In the W. J. Smythe et al, U.S. Pat. No. 3,479,141, issued on Nov. 18, 1969, and assigned to a common assignee, a continuous-flow system is described wherein carryover between successive samples in a continuously flowing stream is effectively eliminated. This system features encapsulation of the sample and air segments within an immiscible fluid. The immiscible fluid preferentially wets the interior surfaces of the conduit walls to the exclusion of the aqueous samples, thus completely eliminating residue carryover between successive samples. Reagents, however, are introduced in conventional fashion.

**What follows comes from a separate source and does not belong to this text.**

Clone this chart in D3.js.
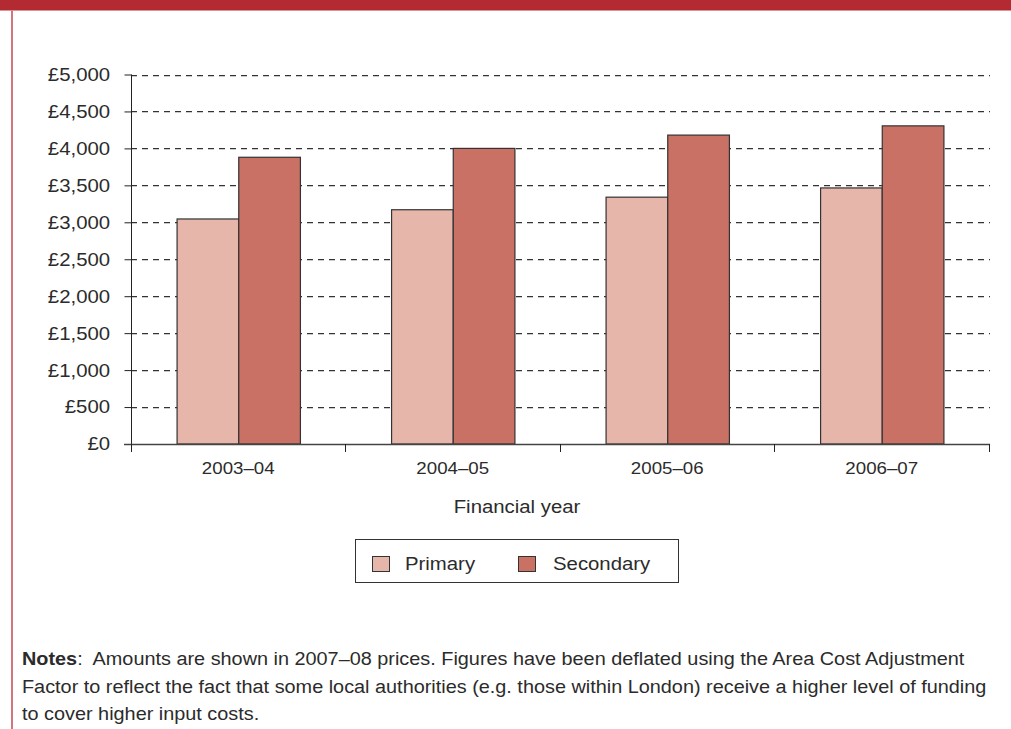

The present invention finds particular application in systems such as described in above-identified Smythe et al patent, to minimize reagent consumption by injecting a multiplicity of reagents, in precise controlled volumes and in a selected sequence, to any number of different segments of a same sample flowing in a continuous stream. The ability to selectively inject controlled volumes of different reagents into discrete sample segments moving along a conduit substantially minimizes reagent consumption. In addition, the variable (random) sequencing of the reagent injection coupled with introducing only that number of segments of each sample required for the desired analyses thereof allows for substantial increase in system throughput.